Chosen for its position overlooking the surrounding hills, one can view evidence of a Hasmonean Greek wall, climb a guard tower built by Herod, and see how the place was used as barracks for the Roman Legion.
In the fourth century a community of Christian monks moved into the citadel and it was the Byzantines who later gave the name “Tower of David” to the site, after mistakenly identifying the spot as the original location of King David’s palace.
Subsequent invaders – including the Crusaders, the Mamelukes and the Ottoman Turks – made use of the citadel to house their armies and guard the city, each changing the site to suit their political, military and religious needs.
In 1917, with the transfer of the city to British rule, Field Marshal Edmund Allenby used the site to officially proclaim victory and subsequently used the venue as a cultural center. After its capture of the Old City in 1948, the Arab Legion again utilized the citadel for military purposes, as it offered a clear view across the armistice line into Jewish Jerusalem.
Following the reunification of the capital in 1967, Teddy Kollek, with the financial support of the Clore Israel Foundation, established the museum with the vision that it would become a landmark showcasing history, arts and music. The foundation continues to support the museum, which has enabled the upgrade.
The overall project is budgeted at more than $30 million, and the foundation has earmarked a major donation to fund the renewal, subject to finalization of the plans and approval by all relevant authorities.
“When the museum first opened in 1989, the layout of the entrance to the Old City through Jaffa Gate was very different,” explains Caroline Shapiro, head of international public relations. “With the opening of the Mamilla outdoor walkway, the whole area around Jaffa Gate has been transformed, and we want to upgrade the museum in a way that integrates that change.
“Take the entrance to the museum, for example.
Today, in order to visit the museum you come through Jaffa Gate, walk all the way around the citadel walls and turn right. When you leave, the exit from the museum takes you outside the Old City.
“When the tower was conceived as a defense structure, this made sense, as it made it more difficult for the enemy to find and conquer the entryway.

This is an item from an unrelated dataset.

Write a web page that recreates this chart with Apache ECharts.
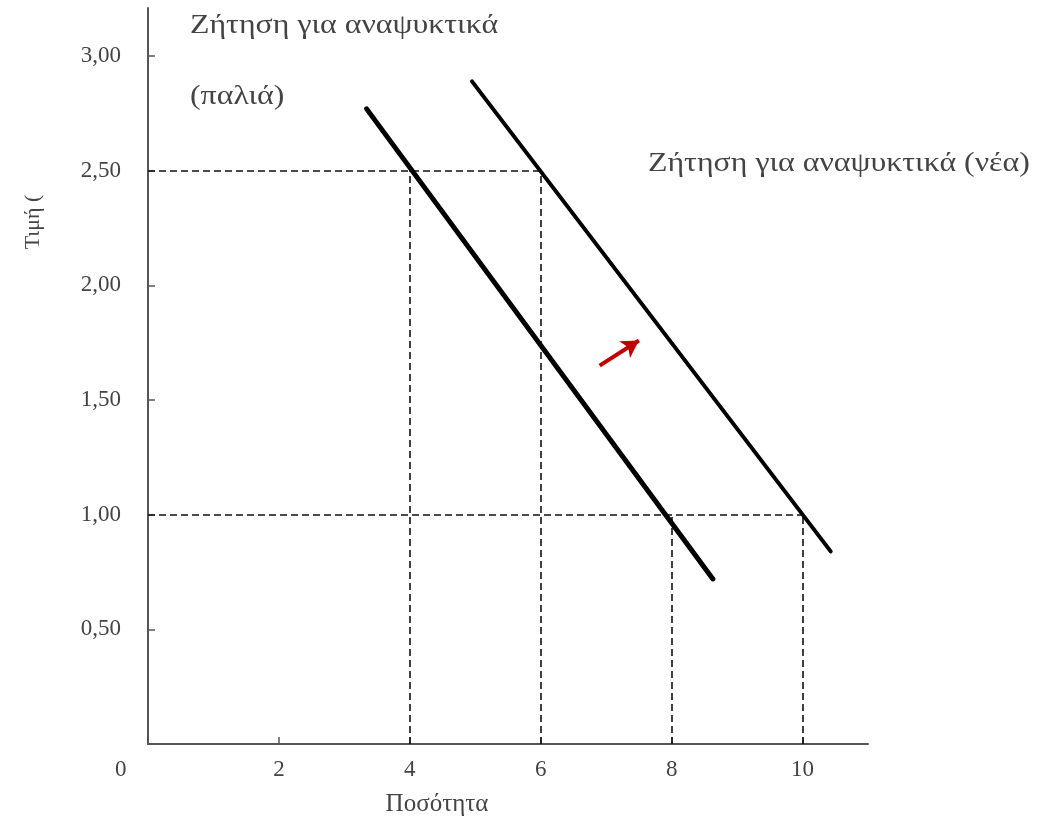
<!DOCTYPE html>
<html>
<head>
<meta charset="utf-8">
<script src="https://cdn.jsdelivr.net/npm/echarts@6/dist/echarts.min.js"></script>
<style>html,body{margin:0;padding:0;background:#fff}#c{width:1056px;height:819px}</style>
</head>
<body>
<div id="c"></div>
<script>
// Data
const xTicks = [0, 2, 4, 6, 8, 10];
const yTicks = [0.5, 1.0, 1.5, 2.0, 2.5, 3.0];
const oldDemand = [[3.34, 2.77], [8.63, 0.72]];
const newDemand = [[4.95, 2.89], [10.43, 0.84]];
const priceLevels = [2.5, 1.0];
const qtyAtHigh = [4, 6];   // quantities at price 2.50
const qtyAtLow = [8, 10];   // quantities at price 1.00
const shiftArrow = [[6.9, 1.65], [7.5, 1.76]];
const labelOld1 = 'Ζήτηση για αναψυκτικά';
const labelOld2 = '(παλιά)';
const labelNew = 'Ζήτηση για αναψυκτικά (νέα)';
const xName = 'Ποσότητα';
const yName = 'Τιμή (';

const serif = '"Liberation Serif", "DejaVu Serif", serif';
const axisCol = '#555';
const textCol = '#444';

const dashStyle = {color: '#111', width: 1.6, type: [7, 4]};
const dashSegs = [
  [[0, priceLevels[0]], [qtyAtHigh[1], priceLevels[0]]],
  [[qtyAtHigh[0], 0], [qtyAtHigh[0], priceLevels[0]]],
  [[qtyAtHigh[1], 0], [qtyAtHigh[1], priceLevels[0]]],
  [[0, priceLevels[1]], [qtyAtLow[1], priceLevels[1]]],
  [[qtyAtLow[0], 0], [qtyAtLow[0], priceLevels[1]]],
  [[qtyAtLow[1], 0], [qtyAtLow[1], priceLevels[1]]]
];

const xInner = xTicks.filter(v => v !== 0);

const chart = echarts.init(document.getElementById('c'));
chart.setOption({
  animation: false,
  backgroundColor: '#fff',
  grid: {left: 148, right: 188, top: 8, bottom: 75, containLabel: false, outerBoundsMode: 'none'},
  xAxis: {
    type: 'value', min: 0, max: 11, interval: 1,
    splitLine: {show: false},
    axisLine: {show: true, lineStyle: {color: axisCol, width: 2}},
    axisTick: {show: true, inside: true, length: 7, customValues: xInner, lineStyle: {color: axisCol, width: 1.5}},
    axisLabel: {
      color: textCol, fontFamily: serif, fontSize: 23, margin: 14, customValues: xInner,
      formatter: v => String(v)
    },
    name: xName, nameLocation: 'middle', nameGap: 48,
    nameTextStyle: {color: textCol, fontFamily: serif, fontSize: 25, padding: [0, 142, 0, 0]}
  },
  yAxis: {
    type: 'value', min: 0, max: 3.21,
    splitLine: {show: false},
    axisLine: {show: true, lineStyle: {color: axisCol, width: 2}},
    axisTick: {show: true, inside: true, length: 7, customValues: yTicks, lineStyle: {color: axisCol, width: 1.5}},
    axisLabel: {
      color: textCol, fontFamily: serif, fontSize: 23, margin: 27, customValues: yTicks,
      formatter: v => v.toFixed(2).replace('.', ',')
    }
  },
  graphic: [
    {type: 'text', left: 115, top: 758, style: {text: String(xTicks[0]), font: '23px ' + serif, fill: textCol}},
    {type: 'text', x: 33, y: 222, rotation: Math.PI / 2, style: {text: yName, font: '22px ' + serif, fill: textCol, align: 'center', verticalAlign: 'middle'}},
    {type: 'text', x: 190, y: 12, scaleX: 1.18, style: {text: labelOld1, font: '27px ' + serif, fill: textCol}},
    {type: 'text', x: 190, y: 83, scaleX: 1.18, style: {text: labelOld2, font: '27px ' + serif, fill: textCol}},
    {type: 'text', x: 648, y: 150, scaleX: 1.18, style: {text: labelNew, font: '27px ' + serif, fill: textCol}}
  ],
  series: [
    {
      type: 'line', data: oldDemand, symbol: 'none',
      lineStyle: {color: '#000', width: 5, cap: 'round'}, z: 5,
      markLine: {
        silent: true, symbol: ['none', 'none'], animation: false,
        lineStyle: dashStyle, label: {show: false},
        data: dashSegs.map(s => [{coord: s[0]}, {coord: s[1]}])
      }
    },
    {
      type: 'line', data: newDemand, symbol: 'none',
      lineStyle: {color: '#000', width: 4, cap: 'round'}, z: 5
    },
    {
      type: 'line', data: [], symbol: 'none',
      markLine: {
        silent: true, symbol: ['none', 'arrow'], symbolSize: [15, 17], animation: false,
        lineStyle: {color: '#c00000', width: 4, type: 'solid'}, label: {show: false},
        data: [[{coord: shiftArrow[0]}, {coord: shiftArrow[1]}]]
      }
    }
  ]
});
</script>
</body>
</html>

Today, however, it’s much more logical for visitors to enter the museum from the west entrance outside the walls and to exit directly into the Old City afterward.”
The architectural firm of Kimmel-Eshkolit, which specializes in preservation of historic buildings, was chosen to design the renewal project, including a completely new entryway that will incorporate the archeological remains found under the Mamilla bridge and Jaffa Gate.
In this area, currently neglected as dead space, a Byzantine bathhouse excavated 20 years ago will be restored and preserved, using that space to create an underground continuum leading from the Mamilla parking lot directly into the museum. The complex will include an archeological garden and a new wing – to house the museum’s educational department, classrooms and lecture rooms – with an eye to deepening its role as an educational center for the history and archeology of the capital.
Another planned project is the restoration of the Kishle, which lies just to the west of the museum.
The stone edifice was built in 1860 to house barracks for the Ottoman army. During the British Mandate it was converted to a jail where members of the Jewish resistance were incarcerated.
The compound was abandoned and then excavated during the 1990s, when, as they unearthed layer after layer, archeologists discovered a veritable time line of Jerusalem’s history, which presents a visual and tactile record of the peoples that have inhabited the city.
Finds include a section of King Hezekiah’s wall built during the First Temple period (800 BCE), the foundations of King Herod’s palace and water system from 2,000 years ago, Crusader-era dyeing pools, the Ottoman city walls, and incredibly, sitting atop all of this, original graffiti carved into the walls by imprisoned Jewish resistance fighters. This remarkable building will be incorporated into the museum complex.
“The museum has traditionally been based on using the physical site as the central artifact,” Lieber explains. “When we first opened in 1989, we made a point of using what was then cutting-edge technology to tell the story of the city of Jerusalem. Museum directors and curators came from all over the world to learn from us.
“Now, as we develop the upgrade, we plan to make use of the best current technology to bring the history of the site to life. The new exhibition will integrate experiential and technological elements along with archeological artifacts, manuscripts, Judaica, ancient maps, archive films and pictures. We want to emphasize the relevance of place to the history and stories we are telling.”
But for Lieber and her staff, the museum is not only about history. “Jerusalem today is also art, design, unique neighborhoods, food, music, photography, and a mosaic of cultures. The city is a dynamic meeting point between east and west, and it’s our goal to reflect that reality.”
The upgrade will be subject to final approval in the coming months. In the meantime, the museum has planned a host of activities. A Festival of Knights is planned for the site in August, a biennale of contemporary Jewish art will open in October, and in December, the museum will hold a special show marking the centenary of the British conquest of the city, including unique artifacts on loan from London’s Imperial War Museum.
“I see one of our most important functions as being a place where groups of Israeli schoolchildren, from every sector of society can come to learn about their cultural legacy,” Lieber explains.“Our educational staff consists of people from many different communities who participate in creating our school tour programs.
“The idea is that each tour, whether it be for haredi children, the secular or religious schools, or for Muslim and Christian groups, is tailored according to the unique meaning of the site for each community.
“We get over 400,000 visitors a year,” Lieber says with a smile, “but my greatest satisfaction is to see the groups of schoolchildren from so many different backgrounds engaging with this place and experiencing it as part of their cultural heritage.”